2011 Borlaug CAST Communication Award Presented to Catherine Bertini

October 13, 2011

The Council for Agricultural Science and Technology (CAST) presented the prestigious 2011 Borlaug CAST Communication Award to Catherine Bertini, a distinguished leader who has communicated the importance of agriculture and science through the many humanitarian programs she has organized in the United States and throughout the world.

Hosted by John Bonner (CAST) and Jay Vroom (CropLife Foundation), the award ceremony was a side event at the World Food Prize (WFP) Symposium on October 12 in Des Moines, Iowa. Ambassador Kenneth Quinn, WFP President, pointed out that Norman Borlaug did his “speaking” through action, and he emphasized Catherine Bertini’s many hands-on projects and programs. “Catherine communicates through achievements,” he said as he acknowledged her award. Professor Bertini spoke about the need for increased efforts to help the poor through agriculture, and she used a quote from Abigail Adams to highlight her main theme: “Don’t forget the women.”

Although she gained global recognition for her work with the United Nations, Bertini has been active on many fronts, and she is known for her efforts to improve the lives of needy families. She has taken leadership as a chief administrator, professor, committee chair, speechmaker, and advocate for the role women play in the world food distribution chain. The recipient of numerous awards and honorary degrees, Bertini joins a long list of influential dignitaries who have won a communication award from CAST.

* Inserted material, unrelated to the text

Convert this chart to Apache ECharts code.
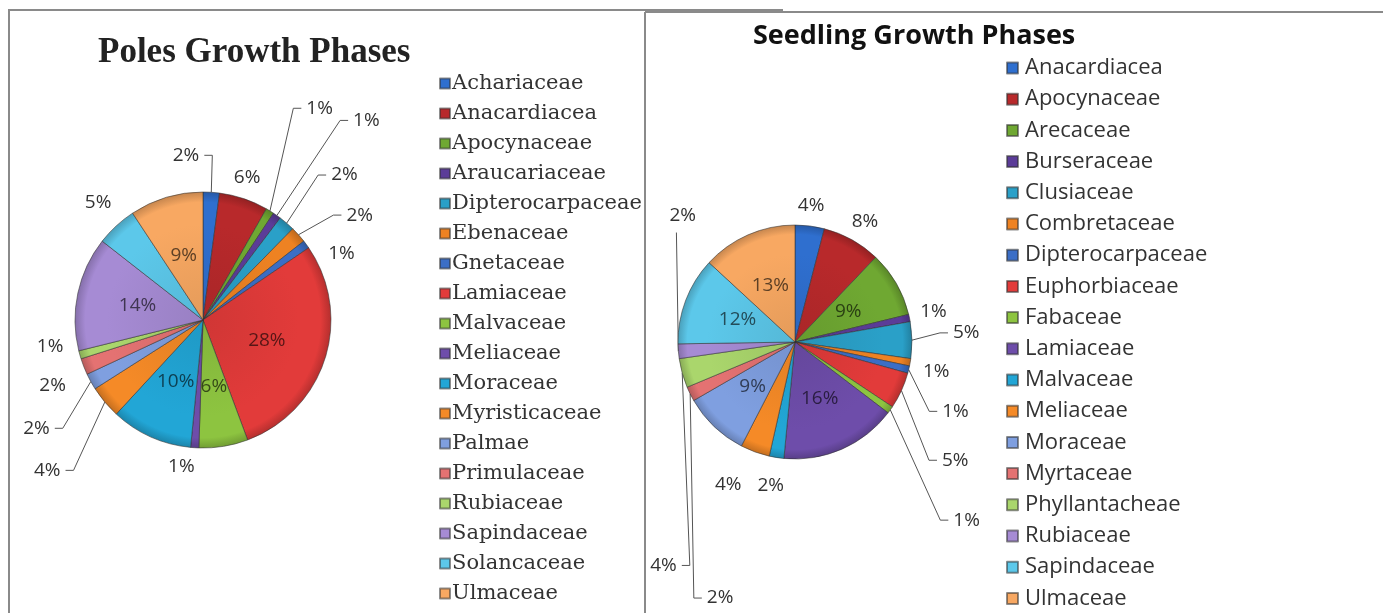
<!DOCTYPE html>
<html><head><meta charset="utf-8">
<script src="https://cdn.jsdelivr.net/npm/echarts@6/dist/echarts.min.js"></script>
<style>html,body{margin:0;padding:0;background:#fff}#c{width:1383px;height:613px}</style>
</head><body><div id="c"></div><script>
// ---- data ----
const polesTitle = 'Poles Growth Phases';
const polesNames = ['Achariaceae','Anacardiacea','Apocynaceae','Araucariaceae','Dipterocarpaceae','Ebenaceae','Gnetaceae','Lamiaceae','Malvaceae','Meliaceae','Moraceae','Myristicaceae','Palmae','Primulaceae','Rubiaceae','Sapindaceae','Solancaceae','Ulmaceae'];
const polesValues = [2,6,1,1,2,2,1,28,6,1,10,4,2,2,1,14,5,9];

const seedTitle = 'Seedling Growth Phases';
const seedNames = ['Anacardiacea','Apocynaceae','Arecaceae','Burseraceae','Clusiaceae','Combretaceae','Dipterocarpaceae','Euphorbiaceae','Fabaceae','Lamiaceae','Malvaceae','Meliaceae','Moraceae','Myrtaceae','Phyllantacheae','Rubiaceae','Sapindaceae','Ulmaceae'];
const seedValues = [4,8,9,1,5,1,1,5,1,16,2,4,9,2,4,2,12,13];

// ---- styles ----
const palette = ['#2F6FCF','#B8292B','#6FA832','#5B3C98','#2AA0C8','#EE8222','#3B6EC6','#E23B3A','#8DC440','#6E4DAA','#22A6D6','#F58A27','#7F9FE0','#E47272','#AAD66C','#A68BD4','#5CC8EA','#F8A862'];
const polesInside = [7,8,10,15,17];
const seedInside = [2,9,12,16,17];
const polesCenter = [203, 320], polesRadius = 128;
const seedCenter = [795, 342], seedRadius = 117;
// label placement tweaks (offsets from the library's default label layout):
// index: [elbowDx, elbowDy, showLine, flipSide, extraLabelDx, extraLabelDy, noHorizontal]
const polesTweaks = {
  0: [0,-21,true,true], 1: [-28,-6,false], 2: [15,-89,true], 3: [54,-82,true], 4: [21,-36,true],
  5: [23,-9,true], 6: [-4,19,false], 9: [14,3,false], 11: [-19,58,true], 12: [-14,39,true],
  13: [10,13,false], 14: [12,-13,false], 16: [19,-12,false]
};
const seedTweaks = {
  0: [-27,-4,false], 1: [-21,-4,false], 3: [-18,-3,false], 4: [12,-7,true], 5: [-16,6,false],
  6: [5,38,true], 7: [13,63,true], 8: [37,101,true], 10: [23,12,false], 11: [5,18,false],
  13: [18,197,true,true], 14: [23,188,true], 15: [14,-120,true,true,-20,-17,true]
};
const LEN = 16, LEN2 = 8, GAP = 5;

function shade(hex, k) {
  const c = echarts.color.parse(hex);
  return 'rgb(' + [0,1,2].map(j => Math.max(0, Math.min(255, Math.round(c[j] * k)))).join(',') + ')';
}
function fillFor(hex, center, r) {
  return { type: 'radial', global: true, x: center[0], y: center[1], r: r,
    colorStops: [
      { offset: 0, color: shade(hex, 0.92) },
      { offset: 0.75, color: hex },
      { offset: 0.92, color: hex },
      { offset: 1, color: shade(hex, 0.8) }
    ] };
}
function buildData(names, values, inside, tweaks, center, r) {
  return names.map((n, i) => {
    const d = { name: n, value: values[i], itemStyle: { color: fillFor(palette[i], center, r) } };
    if (inside.indexOf(i) >= 0) {
      d.label = { position: 'inside', color: shade(palette[i], 0.38) };
      d.labelLine = { show: false };
    } else if (tweaks[i]) {
      d.labelLine = { show: tweaks[i][2] };
    }
    return d;
  });
}
function makeLayout(tweaks) {
  return function (p) {
    const t = tweaks[p.dataIndex];
    if (!t) return {};
    const [dx, dy, showLine, flip, ldx = 0, ldy = 0, noHz] = t;
    const pts = p.labelLinePoints;
    const res = { dx: dx + ldx, dy: dy + ldy };
    if (pts && pts.length === 3) {
      const side = pts[2][0] >= pts[1][0] ? 1 : -1;
      const p0 = pts[0].slice();
      const p1 = [pts[1][0] + dx, pts[1][1] + dy];
      let p2 = [p1[0] + side * LEN2, p1[1]];
      if (flip) {
        p2 = [p1[0] - side * LEN2, p1[1]];
        res.align = side > 0 ? 'right' : 'left';
        res.dx += -side * (2 * LEN2 + 2 * GAP);
      }
      if (noHz) p2 = p1.slice();
      res.labelLinePoints = [p0, p1, p2];
    }
    return res;
  };
}
function legendData(names) {
  return names.map((n, i) => ({ name: n, itemStyle: { color: palette[i] } }));
}

const chart = echarts.init(document.getElementById('c'), null, { renderer: 'canvas' });
const labelFont = '"Open Sans", sans-serif';
function pieSeries(center, r, names, values, inside, tweaks) {
  return {
    type: 'pie', center: center, radius: r, startAngle: 90, clockwise: true,
    avoidLabelOverlap: false,
    data: buildData(names, values, inside, tweaks, center, r),
    itemStyle: { borderColor: 'rgba(50,50,50,0.55)', borderWidth: 1 },
    label: { formatter: '{c}%', fontFamily: labelFont, fontSize: 19, color: '#333', distanceToLabelLine: GAP },
    labelLine: { length: LEN, length2: LEN2, minTurnAngle: 0, lineStyle: { color: '#555', width: 1 } },
    labelLayout: makeLayout(tweaks)
  };
}
chart.setOption({
  backgroundColor: '#fff',
  animation: false,
  title: [
    { text: polesTitle, left: 98, top: 35, padding: 0,
      textStyle: { fontFamily: '"Liberation Serif", serif', fontWeight: 'bold', fontSize: 35, color: '#222' } },
    { text: seedTitle, left: 753, top: 23, padding: 0,
      textStyle: { fontFamily: '"Open Sans", sans-serif', fontWeight: 'bold', fontSize: 27, color: '#111' } }
  ],
  legend: [
    { orient: 'vertical', left: 439, top: 73, bottom: 0, padding: 0, icon: 'rect', itemWidth: 10, itemHeight: 10, itemGap: 9,
      selectedMode: false, data: legendData(polesNames),
      textStyle: { fontFamily: '"DejaVu Serif", serif', fontSize: 21, color: '#333', padding: [0,0,0,-3] } },
    { orient: 'vertical', left: 1006, top: 57, bottom: 0, padding: 0, icon: 'rect', itemWidth: 11, itemHeight: 11, itemGap: 9.2,
      selectedMode: false, data: legendData(seedNames),
      textStyle: { fontFamily: '"Open Sans", sans-serif', fontSize: 22, color: '#333', padding: [0,0,0,2] } }
  ],
  graphic: [
    { type: 'line', shape: { x1: 8, y1: 10, x2: 783, y2: 10 }, style: { stroke: '#8a8a8a', lineWidth: 2 } },
    { type: 'line', shape: { x1: 9, y1: 10, x2: 9, y2: 613 }, style: { stroke: '#8a8a8a', lineWidth: 2 } },
    { type: 'line', shape: { x1: 645, y1: 12, x2: 1383, y2: 12 }, style: { stroke: '#8a8a8a', lineWidth: 2 } },
    { type: 'line', shape: { x1: 645, y1: 12, x2: 645, y2: 613 }, style: { stroke: '#8a8a8a', lineWidth: 2 } }
  ],
  series: [
    pieSeries(polesCenter, polesRadius, polesNames, polesValues, polesInside, polesTweaks),
    pieSeries(seedCenter, seedRadius, seedNames, seedValues, seedInside, seedTweaks)
  ]
});
</script></body></html>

Established in 1986 by CAST, the annual award goes to a specialist who communicates the importance of food and agricultural science to the public, policymakers, and the news media. Bertini has been influencing others for decades. After receiving a fellowship from Harvard in 1986, she worked with the U.S. Department of Health and Human Services and then as an assistant secretary at the U.S. Department of Agriculture where she eventually oversaw thirteen food assistance programs supporting America’s poorest families. She also worked on various policies that helped women and children.

Catherine Bertini’s career includes public service at all levels, and she was the driving force behind reform of the United Nations World Food Program (WFP) from 1992 to 2002. Her management skills at the WFP earned her plenty of honors, but more importantly, her agency is credited with bettering the lives of millions who faced various humanitarian crises, both natural and man-made. She not only implemented program changes, she was willing to spend countless hours on the ground observing the crucial processes of food distribution. Bertini continues such efforts, and during the early months of 2011, she was in Tanzania and other countries, working with the Global Agricultural Development Initiative. As she points out, “There are almost a billion people, the vast majority in rural areas, who cannot survive if they are much poorer. Some don’t survive already.”

From Chicago to Kosovo and from Sudan to North Korea, Bertini’s work has had positive effects. She used her 2003 World Food Prize proceeds to start the Catherine Bertini Trust Fund for Girls’ Education at the Friends of the World Food Program, and she has been active with many other development programs including the Bill and Melinda Gates Foundation and the Global Humanitarian Forum.

The Borlaug CAST Communication Award honors the legacies of Nobel Prize winner Dr. Norman Borlaug and Dr. Charles A. Black, the first president of CAST. Catherine Bertini continues the tradition of communicating the importance of science and agriculture in a world dependent on safe, affordable food. As she said, we must all “support the needs of poor farmers throughout the developing world.”